Lila also reconciles with the consequences of her choices in Chapter 13. In a metacognitive moment of character development, she ponders how the old Lila would never “choose right over wrong so long as wrong meant staying alive” (366). However, her experiences with Kell have changed her, and she doesn’t run even though she knows Astrid has her outmatched. Even though the chain of events set into motion by her impulsive decision to steal the stone will likely cost Lila her life, she embraces her choice’s consequences without regret because she achieved her dream of freedom and adventure.
In Chapter 14, a plot twist allows Kell to abandon the plan he had intended to execute for most of the novel. His decision to send Holland to Black London with the stone in his stead is a major departure from the self-sacrifice that has typified Kell’s behavior throughout the story. This indicates that the protagonist’s near-death experiences have given him a greater desire to live. Although Holland’s fate seems sealed at the end of the novel, future books in the series reveal that he survives his journey to Black London and returns to White London.
The novel’s resolution weaves together the major themes and motifs. In Chapter 13, Kell succeeds in dispelling the stone’s magic because his will to protect is stronger than its corrupting influence. This simultaneously cements and severs the stone’s connection to the theme of Power as a Path to Corruption: Kell rejects its call and sends it away with someone he trusts to ensure it cannot tempt anyone else. In Chapter 14, Lila holds the silver pocket watch when she says that Grey London no longer has anything for her, cementing its connection to the theme of family. She has lost Barron, who was essentially her father. Her choices and their consequences have changed her too much for her to return to her old life or her home world. Lila looks toward the future and a new adventure, showing that although she has changed and mourns Barron’s loss, she has not lost her independent spirit.
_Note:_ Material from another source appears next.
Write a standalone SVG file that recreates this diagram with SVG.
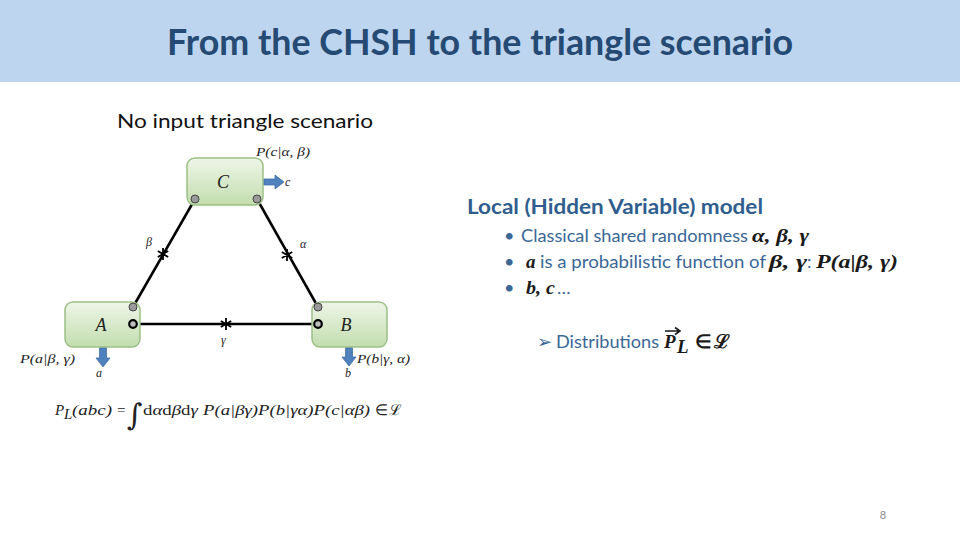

Kell’s family dynamics have changed as well. His smuggling cost him the trust of the king, queen, and citizenry of Red London, but the bond between him and Rhy remains as unshakeable as ever. Rhy has learned his own lesson about Choice and Consequence, as demonstrated by the tears he sheds when he explains that he accepted the Danes’ gift because he wanted to be strong: “I could have doomed my city to war or chaos or collapse” (394). Rhy’s ability to acknowledge his mistakes shows growth and maturity. Although the worlds are now safe from the threat of the Dane twins and the black stone, some of the characters’ choices have lasting consequences.
With their quest complete, Kell and Lila say their goodbyes in Chapter 14. Kell brings the story full circle by giving Lila a kiss for good luck just as she kissed him before they traveled between worlds for the first time in Chapter 8. Looking at Lila in their last scene together, he sees “a cutthroat and a thief, a valiant partner and a strange, terrifying girl” (397). Although Kell and Lila part ways, the admiration they’ve developed for one another sets the stage for the romance that blossoms between them later in the series.
The story ends with Lila rather than the protagonist. she achieves her wish for freedom and appears to be on the verge of realizing her dream of piracy as well. Just as Lila sets her sights on new adventures at the end of the novel, so, too, does the author leave room to explore new sides of these characters in future installments, particularly Lila’s Antari nature and Kell’s lost memories. Schwab provides a happy ending that resolves the novel’s major conflicts while leaving several open questions for her future books to answer.